◆ Raw data ◆

==*==

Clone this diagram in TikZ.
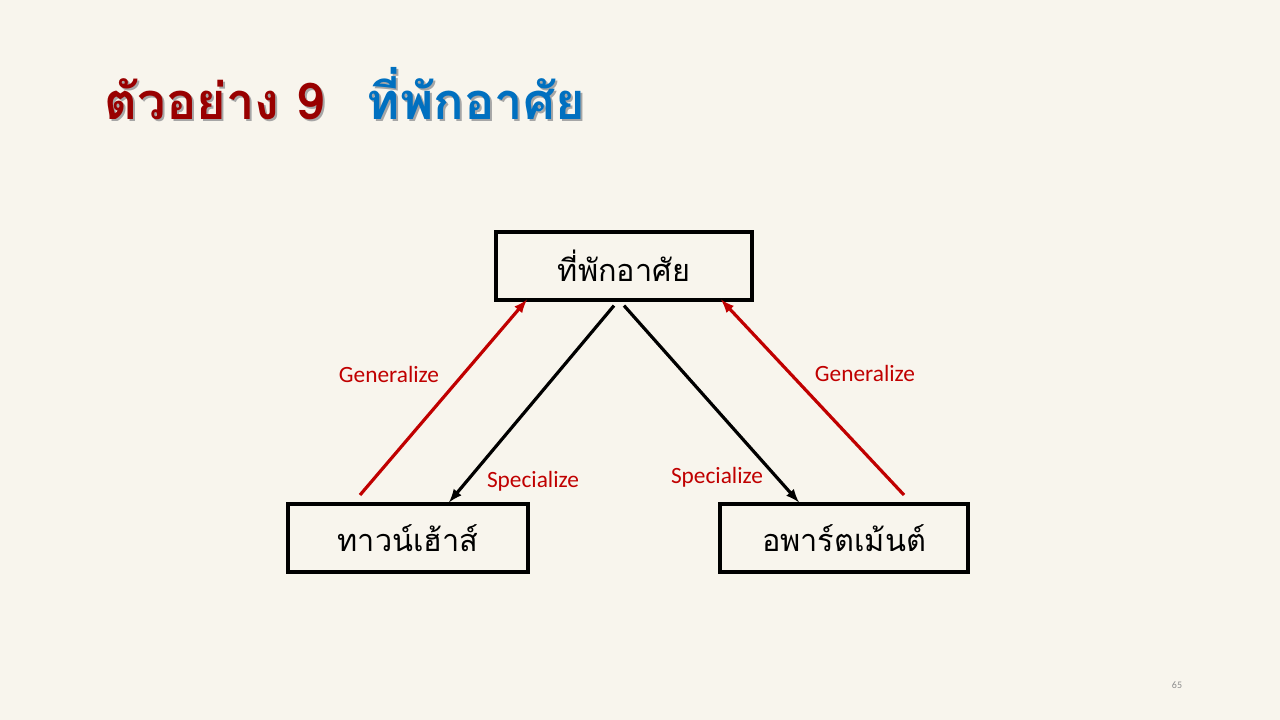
\documentclass[tikz,border=0pt]{standalone}
\usepackage{fontspec}
\setmainfont{Carlito}
\newfontfamily\thaifont[Script=Thai]{Loma}
\usetikzlibrary{calc, positioning}

\begin{document}
\begin{tikzpicture}[>=latex, x=0.75pt, y=-0.75pt]
    % Colours of the slide
    \definecolor{paper}{RGB}{248, 245, 237}
    \definecolor{titlered}{RGB}{153, 0, 0}
    \definecolor{titleblue}{RGB}{0, 112, 192}
    \definecolor{redline}{RGB}{192, 0, 0}

    \tikzset{
        box/.style={draw, line width=2.4pt, minimum width=#1, minimum height=68*0.75pt,
            inner sep=0pt, font=\thaifont\fontsize{23}{26}\selectfont},
        spec/.style={->, line width=2.4pt, black},
        gen/.style={->, line width=2.4pt, redline},
        lbl/.style={text=redline, font=\fontsize{17.5}{20}\selectfont, inner sep=0pt},
        headline/.style={anchor=base west, font=\thaifont\bfseries\fontsize{38}{44}\selectfont}
    }

    % 1. Background
    \fill[paper] (0,0) rectangle (1280,720);

    % 2. Title with shadow
    \node[headline, text=black!35] at (102,122) {ตัวอย่าง 9};
    \node[headline, text=titlered] (title) at (100,120) {ตัวอย่าง 9};
    \node[headline, text=black!35] at (364,122) {ที่พักอาศัย};
    \node[headline, text=titleblue] (topic) at (362,120) {ที่พักอาศัย};

    % 3. Boxes
    \node[box=256*0.75pt] (home) at (624,266) {ที่พักอาศัย};
    \node[box=240*0.75pt] (town) at (408,538) {ทาวน์เฮ้าส์};
    \node[box=248*0.75pt] (flat) at (844,538) {อพาร์ตเม้นต์};

    % 4. Arrows
    \coordinate (gl) at (360,495);
    \coordinate (gr) at (904,495);
    \draw[gen] (gl) -- ([xshift=-97*0.75pt, yshift=2*0.75pt]home.south);
    \draw[gen] (gr) -- ([xshift=97*0.75pt, yshift=2*0.75pt]home.south);
    \draw[spec] ([xshift=-10*0.75pt, yshift=-4*0.75pt]home.south) -- ([xshift=41*0.75pt]town.north);
    \draw[spec] ([yshift=-4*0.75pt]home.south) -- ([xshift=-45*0.75pt]flat.north);

    % 5. Labels
    \node[lbl] (g1) at (389,374) {Generalize};
    \node[lbl] (s1) at (533,481) {Specialize};
    \node[lbl] (s2) at (717,477) {Specialize};
    \node[lbl] (g2) at (865,373) {Generalize};

    % 6. Page number
    \node[text=black!45, font=\fontsize{7.5}{9}\selectfont] (page) at (1177,685) {65};
\end{tikzpicture}
\end{document}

==*==

◆ Request ◆
Copy out the data above exactly, except the pictures.

◆ Task solution ◆
Clone this diagram in TikZ.
\documentclass[tikz,border=0pt]{standalone}
\usepackage{fontspec}
\setmainfont{Carlito}
\newfontfamily\thaifont[Script=Thai]{Loma}
\usetikzlibrary{calc, positioning}

\begin{document}
\begin{tikzpicture}[>=latex, x=0.75pt, y=-0.75pt]
    % Colours of the slide
    \definecolor{paper}{RGB}{248, 245, 237}
    \definecolor{titlered}{RGB}{153, 0, 0}
    \definecolor{titleblue}{RGB}{0, 112, 192}
    \definecolor{redline}{RGB}{192, 0, 0}

    \tikzset{
        box/.style={draw, line width=2.4pt, minimum width=#1, minimum height=68*0.75pt,
            inner sep=0pt, font=\thaifont\fontsize{23}{26}\selectfont},
        spec/.style={->, line width=2.4pt, black},
        gen/.style={->, line width=2.4pt, redline},
        lbl/.style={text=redline, font=\fontsize{17.5}{20}\selectfont, inner sep=0pt},
        headline/.style={anchor=base west, font=\thaifont\bfseries\fontsize{38}{44}\selectfont}
    }

    % 1. Background
    \fill[paper] (0,0) rectangle (1280,720);

    % 2. Title with shadow
    \node[headline, text=black!35] at (102,122) {ตัวอย่าง 9};
    \node[headline, text=titlered] (title) at (100,120) {ตัวอย่าง 9};
    \node[headline, text=black!35] at (364,122) {ที่พักอาศัย};
    \node[headline, text=titleblue] (topic) at (362,120) {ที่พักอาศัย};

    % 3. Boxes
    \node[box=256*0.75pt] (home) at (624,266) {ที่พักอาศัย};
    \node[box=240*0.75pt] (town) at (408,538) {ทาวน์เฮ้าส์};
    \node[box=248*0.75pt] (flat) at (844,538) {อพาร์ตเม้นต์};

    % 4. Arrows
    \coordinate (gl) at (360,495);
    \coordinate (gr) at (904,495);
    \draw[gen] (gl) -- ([xshift=-97*0.75pt, yshift=2*0.75pt]home.south);
    \draw[gen] (gr) -- ([xshift=97*0.75pt, yshift=2*0.75pt]home.south);
    \draw[spec] ([xshift=-10*0.75pt, yshift=-4*0.75pt]home.south) -- ([xshift=41*0.75pt]town.north);
    \draw[spec] ([yshift=-4*0.75pt]home.south) -- ([xshift=-45*0.75pt]flat.north);

    % 5. Labels
    \node[lbl] (g1) at (389,374) {Generalize};
    \node[lbl] (s1) at (533,481) {Specialize};
    \node[lbl] (s2) at (717,477) {Specialize};
    \node[lbl] (g2) at (865,373) {Generalize};

    % 6. Page number
    \node[text=black!45, font=\fontsize{7.5}{9}\selectfont] (page) at (1177,685) {65};
\end{tikzpicture}
\end{document}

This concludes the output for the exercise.